На нарвском пределе было испытано патриотическое чувство странника. Явился, точно водный дух, из струй проливного дождя какой-то полицейский чин (допустим, из нынешних времен — гаишник) и потребовал отвезти кибитку подальше от дороги, дабы не мешала она свободному движению. С переломанной-то осью!  Спрячь ее себе в карман! —  отвечает ему Николай Михайлович и только заворачивается плотнее в мокрую насквозь рогожу. Можно ли сегодня так отвечать гаишнику?

В это мгновение Карамзин проклинает свое начинание, вспоминает дом с готическим окном и друзей, среди которых более всего теперь хотел бы оказаться. И вдруг — как не считать после этого даже случайности его странствия явлениями закономерными? — к нему подходит незнакомый мальчик и по-немецки ласково его приветствует. И приглашает в соседний дом, за стол, где сидит за трапезой немецкая семья, где всякое лицо излучает добродушное участие.

 В этом доме Карамзина накормили и удерживали до тех пор, пока на нем не просохло платье и не привезли наконец новую ось для кибитки. После чего проводили с Богом в дорогу. Таковую дверь в такой дом открыл ему немецкий язык.

Он путешествует из одного языка в другой, с книгою Стерна под мышкой.

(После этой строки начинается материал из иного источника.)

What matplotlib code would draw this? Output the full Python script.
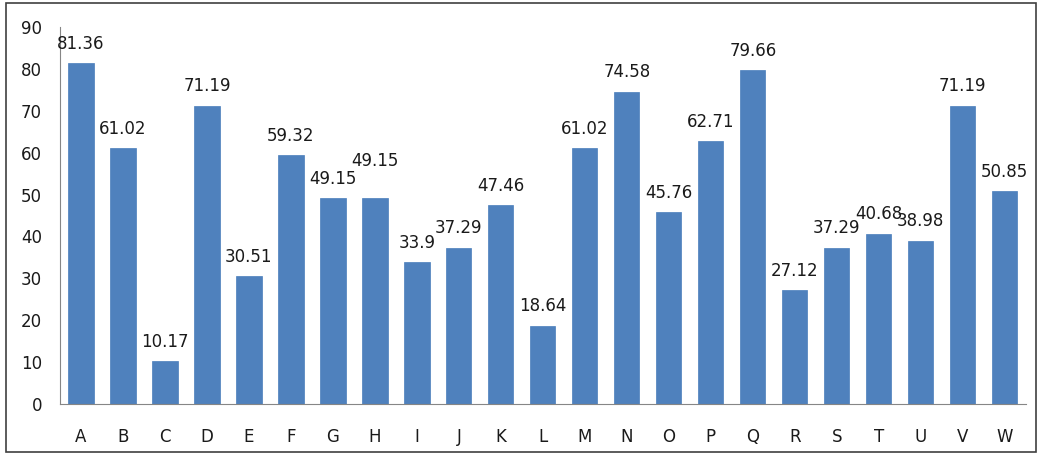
import numpy as np
import matplotlib.pyplot as plt
from matplotlib.patches import Rectangle

categories = list("ABCDEFGHIJKLMNOPQRSTUVW")
values = [81.36, 61.02, 10.17, 71.19, 30.51, 59.32, 49.15, 49.15, 33.9, 37.29,
          47.46, 18.64, 61.02, 74.58, 45.76, 62.71, 79.66, 27.12, 37.29, 40.68,
          38.98, 71.19, 50.85]
labels = ["81.36", "61.02", "10.17", "71.19", "30.51", "59.32", "49.15", "49.15",
          "33.9", "37.29", "47.46", "18.64", "61.02", "74.58", "45.76", "62.71",
          "79.66", "27.12", "37.29", "40.68", "38.98", "71.19", "50.85"]

# extra lift (points) for the label that was nudged to avoid overlapping
lift = {7: 13}

fig = plt.figure(figsize=(10.43, 4.57), dpi=100)
ax = fig.add_axes([0.0575, 0.116, 0.926, 0.825])

# grey frame round the whole picture
fig.patches.append(Rectangle((0.006, 0.01), 0.987, 0.983, transform=fig.transFigure,
                             fill=False, edgecolor='#404040', linewidth=1.2))

x = np.arange(len(categories))
ax.bar(x, values, width=0.6, color='#4F81BD', edgecolor='#4A7EBB', linewidth=0.5)

for i, (xi, v, lab) in enumerate(zip(x, values, labels)):
    ax.annotate(lab, (xi, v), xytext=(0, 14 + lift.get(i, 0)),
                textcoords='offset points', ha='center', va='center',
                fontsize=12, color='#1a1a1a')

ax.set_xlim(-0.5, len(categories) - 0.5)
ax.set_ylim(0, 90)
ax.set_yticks(range(0, 91, 10))
ax.set_xticks(x)
ax.set_xticklabels(categories)
ax.tick_params(axis='both', length=0, labelsize=12, colors='#1a1a1a')
ax.tick_params(axis='x', pad=17)
ax.tick_params(axis='y', pad=13)

for s in ['top', 'right']:
    ax.spines[s].set_visible(False)
ax.spines['left'].set_color('#868686')
ax.spines['bottom'].set_color('#868686')

fig.savefig('out.png', dpi=100)
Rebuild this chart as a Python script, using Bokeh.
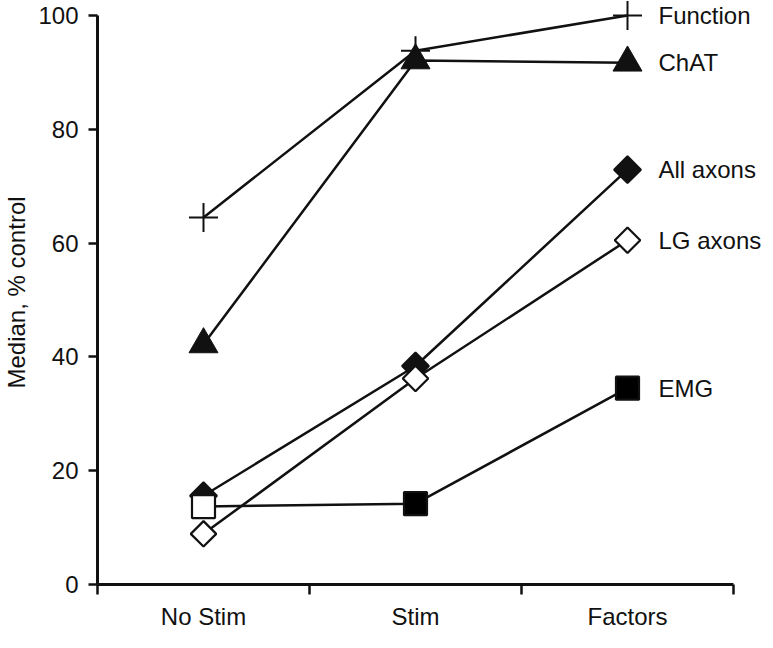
import numpy as np
from bokeh.plotting import figure
from bokeh.models import ColumnDataSource, Range1d, FixedTicker
from bokeh.core.properties import value
from bokeh.embed import file_html
from bokeh.resources import INLINE

# ---- data ----
categories = ["No Stim", "Stim", "Factors"]
x_pos = [1, 2, 3]
function_vals = [64.5, 93.8, 100.0]
chat_vals = [42.2, 92.1, 91.7]
all_axons_vals = [15.6, 38.4, 72.9]
lg_axons_vals = [8.9, 36.2, 60.5]
emg_vals = [13.7, 14.2, 34.5]
emg_fill = ["white", "black", "black"]
series_names = ["Function", "ChAT", "All axons", "LG axons", "EMG"]
y_ticks = [0, 20, 40, 60, 80, 100]
x_bounds_ticks = [0.5, 1.5, 2.5, 3.5]

FONT = "Liberation Sans"
FS = "24px"
INK = "#111111"

W, H = 765, 632
left_b, bottom_b, top_b = 97, 47, 0
frame_w = W - left_b
frame_h = H - bottom_b - top_b
px_per_x = 212.0
x_end = 0.5 + frame_w / px_per_x
top_pad_px = 15
y_scale = (frame_h - top_pad_px) / 100.0
y_end = 100 + top_pad_px / y_scale

p = figure(width=W, height=H, output_backend="svg", toolbar_location=None,
           x_range=Range1d(0.5, x_end), y_range=Range1d(0, y_end),
           min_border_left=left_b, min_border_bottom=bottom_b,
           min_border_top=top_b, min_border_right=0)
p.outline_line_color = None
p.xgrid.visible = False
p.ygrid.visible = False
p.background_fill_color = "white"
p.border_fill_color = "white"

# x axis
xa = p.xaxis[0]
xa.ticker = FixedTicker(ticks=x_pos, minor_ticks=x_bounds_ticks)
xa.major_label_overrides = {x: c for x, c in zip(x_pos, categories)}
xa.bounds = (0.5, 3.5)
xa.major_tick_line_color = None
xa.major_tick_out = 10
xa.major_tick_in = 0
xa.minor_tick_out = 10
xa.minor_tick_in = 0
xa.minor_tick_line_width = 2.5
xa.minor_tick_line_color = INK
xa.axis_line_width = 3
xa.axis_line_color = INK
xa.major_label_standoff = 8
xa.major_label_text_font = FONT
xa.major_label_text_font_size = FS
xa.major_label_text_color = INK

# y axis
ya = p.yaxis[0]
ya.ticker = FixedTicker(ticks=y_ticks)
ya.bounds = (0, 100)
ya.major_tick_out = 9
ya.major_tick_in = 0
ya.major_tick_line_width = 2.5
ya.major_tick_line_color = INK
ya.minor_tick_line_color = None
ya.axis_line_width = 3
ya.axis_line_color = INK
ya.major_label_standoff = 10
ya.major_label_text_font = FONT
ya.major_label_text_font_size = FS
ya.major_label_text_color = INK
ya.axis_label = "Median, % control"
ya.axis_label_text_font = FONT
ya.axis_label_text_font_size = FS
ya.axis_label_text_font_style = "normal"
ya.axis_label_text_color = INK
ya.axis_label_standoff = 5

LW = 2.5

# Function (plus)
p.line(x_pos, function_vals, line_color=INK, line_width=LW)
p.scatter(x_pos, function_vals, marker="cross", size=29, line_color=INK, line_width=2)

# ChAT (triangle)
p.line(x_pos, chat_vals, line_color=INK, line_width=LW)
p.scatter(x_pos, chat_vals, marker="triangle", size=29, fill_color=INK, line_color=INK, line_width=1)

# All axons (filled diamond)
p.line(x_pos, all_axons_vals, line_color=INK, line_width=LW)
p.scatter(x_pos, all_axons_vals, marker="square", angle=np.pi / 4, size=19,
          fill_color=INK, line_color=INK, line_width=2)

# LG axons (open diamond)
p.line(x_pos, lg_axons_vals, line_color=INK, line_width=LW)
p.scatter(x_pos, lg_axons_vals, marker="square", angle=np.pi / 4, size=18,
          fill_color="white", line_color=INK, line_width=2.2)

# EMG (square)
emg_src = ColumnDataSource(dict(x=x_pos, y=emg_vals, fill=emg_fill))
p.line(x_pos, emg_vals, line_color=INK, line_width=LW)
p.scatter("x", "y", source=emg_src, marker="square", size=23,
          fill_color="fill", line_color=INK, line_width=2.2)

# series labels at the last point of each series
last_vals = [function_vals[-1], chat_vals[-1], all_axons_vals[-1], lg_axons_vals[-1], emg_vals[-1]]
lab_src = ColumnDataSource(dict(x=[x_pos[-1]] * len(series_names), y=last_vals, t=series_names))
p.text("x", "y", text="t", source=lab_src, x_offset=31, text_baseline="middle",
       text_align="left", text_font=value(FONT), text_font_size="24px", text_color=INK)

open("out.html", "w").write(file_html(p, INLINE))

Что есть ввиду эстляндских далей собственный его язык? Тот, что собрался тучей над головой путешественника, пролил его насквозь ледяным дождем, явился  полицейским чином. Прежний русский язык не отражает ни души его, ни чувства. Николай Михайлович предельно честен: если он определил язык как зеркало сознания, то — следующим шагом — он должен признать, что это русское зеркало слова в тот момент в общем и целом мутно.